### WHAT YOU ARE ASKED TO DO
Can you print the data exactly and leave out each image?

### DATA PROVIDED
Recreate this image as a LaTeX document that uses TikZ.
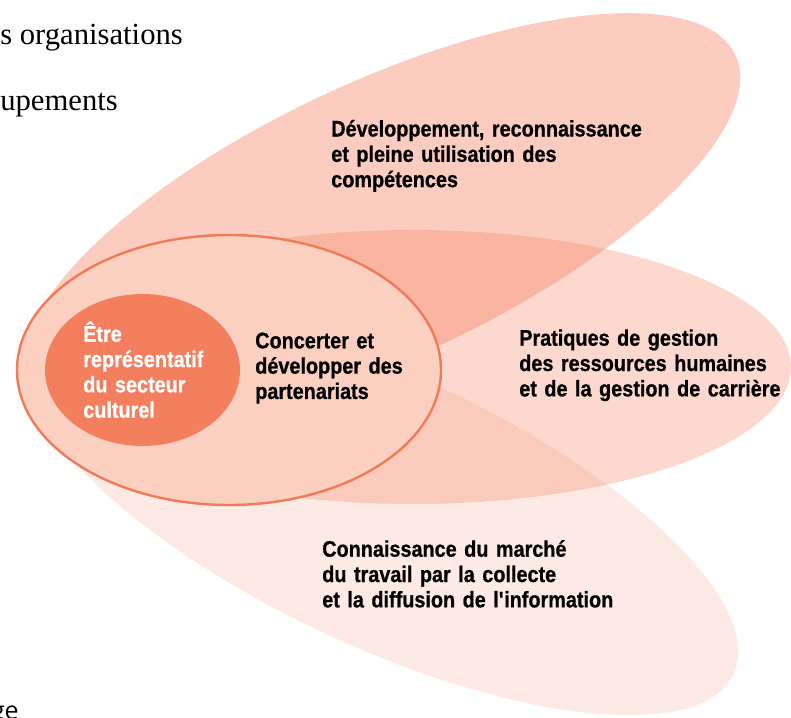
\documentclass[tikz,border=0pt]{standalone}
\usepackage{fontspec}
\setmainfont{Liberation Sans}
\newfontfamily\lblfont{Liberation Sans}[FakeStretch=0.88, BoldFeatures={FakeBold=0.7}]
\newfontfamily\seriffont{Liberation Serif}
\newfontfamily\opensans{Open Sans}
\definecolor{coral}{RGB}{244,127,95}
\definecolor{ringfill}{RGB}{251,208,192}
\definecolor{ringline}{RGB}{241,122,88}
\begin{document}
\begin{tikzpicture}[x=0.75pt,y=-0.75pt,
  lbl/.style={anchor=base west, inner sep=0pt, align=left, text width=330pt,
    font=\lblfont\bfseries\fontsize{16.9}{19}\selectfont},
  petal/.style={fill=coral},
  edgetext/.style={inner sep=0pt}]
\useasboundingbox (0,0) rectangle (791,717);
% petals
\fill[petal, fill opacity=0.16, rotate around={-25:(382,510)}] (382,510) ellipse [x radius=291pt, y radius=102pt];
\fill[petal, fill opacity=0.30] (413,367) ellipse [x radius=283.5pt, y radius=102.75pt];
\fill[petal, fill opacity=0.40, rotate around={25:(382,220)}] (382,220) ellipse [x radius=292.5pt, y radius=103.5pt];
% ring and core
\filldraw[fill=ringfill, draw=ringline, line width=1.8pt] (229,370) ellipse [x radius=159pt, y radius=101.25pt];
\fill[coral] (142.5,370) ellipse [x radius=73.1pt, y radius=57pt];
% labels
\node[lbl] (dev) at (331,136.5) {Développement, reconnaissance\\et pleine utilisation des\\compétences};
\node[lbl, text=white] (etre) at (83,341.7) {Être\\représentatif\\du secteur\\culturel};
\node[lbl] (conc) at (255,348.3) {Concerter et\\développer des\\partenariats};
\node[lbl] (prat) at (519,345.7) {Pratiques de gestion\\des ressources humaines\\et de la gestion de carrière};
\node[lbl] (conn) at (322,556.7) {Connaissance du marché\\du travail par la collecte\\et la diffusion de l\textquotesingle information};
% cut-off surrounding text
\node[edgetext, anchor=base west, font=\seriffont\fontsize{23}{27}\selectfont] (t1) at (0,45) {s organisations};
\node[edgetext, anchor=base west, font=\seriffont\fontsize{23}{27}\selectfont] (t2) at (0,110) {upements};
\node[edgetext, anchor=base east, font=\opensans\fontsize{18.75}{22}\selectfont] (t3) at (19,719) {ge};
\end{tikzpicture}
\end{document}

### RESPONSE BELOW
Recreate this image as a LaTeX document that uses TikZ.
\documentclass[tikz,border=0pt]{standalone}
\usepackage{fontspec}
\setmainfont{Liberation Sans}
\newfontfamily\lblfont{Liberation Sans}[FakeStretch=0.88, BoldFeatures={FakeBold=0.7}]
\newfontfamily\seriffont{Liberation Serif}
\newfontfamily\opensans{Open Sans}
\definecolor{coral}{RGB}{244,127,95}
\definecolor{ringfill}{RGB}{251,208,192}
\definecolor{ringline}{RGB}{241,122,88}
\begin{document}
\begin{tikzpicture}[x=0.75pt,y=-0.75pt,
  lbl/.style={anchor=base west, inner sep=0pt, align=left, text width=330pt,
    font=\lblfont\bfseries\fontsize{16.9}{19}\selectfont},
  petal/.style={fill=coral},
  edgetext/.style={inner sep=0pt}]
\useasboundingbox (0,0) rectangle (791,717);
% petals
\fill[petal, fill opacity=0.16, rotate around={-25:(382,510)}] (382,510) ellipse [x radius=291pt, y radius=102pt];
\fill[petal, fill opacity=0.30] (413,367) ellipse [x radius=283.5pt, y radius=102.75pt];
\fill[petal, fill opacity=0.40, rotate around={25:(382,220)}] (382,220) ellipse [x radius=292.5pt, y radius=103.5pt];
% ring and core
\filldraw[fill=ringfill, draw=ringline, line width=1.8pt] (229,370) ellipse [x radius=159pt, y radius=101.25pt];
\fill[coral] (142.5,370) ellipse [x radius=73.1pt, y radius=57pt];
% labels
\node[lbl] (dev) at (331,136.5) {Développement, reconnaissance\\et pleine utilisation des\\compétences};
\node[lbl, text=white] (etre) at (83,341.7) {Être\\représentatif\\du secteur\\culturel};
\node[lbl] (conc) at (255,348.3) {Concerter et\\développer des\\partenariats};
\node[lbl] (prat) at (519,345.7) {Pratiques de gestion\\des ressources humaines\\et de la gestion de carrière};
\node[lbl] (conn) at (322,556.7) {Connaissance du marché\\du travail par la collecte\\et la diffusion de l\textquotesingle information};
% cut-off surrounding text
\node[edgetext, anchor=base west, font=\seriffont\fontsize{23}{27}\selectfont] (t1) at (0,45) {s organisations};
\node[edgetext, anchor=base west, font=\seriffont\fontsize{23}{27}\selectfont] (t2) at (0,110) {upements};
\node[edgetext, anchor=base east, font=\opensans\fontsize{18.75}{22}\selectfont] (t3) at (19,719) {ge};
\end{tikzpicture}
\end{document}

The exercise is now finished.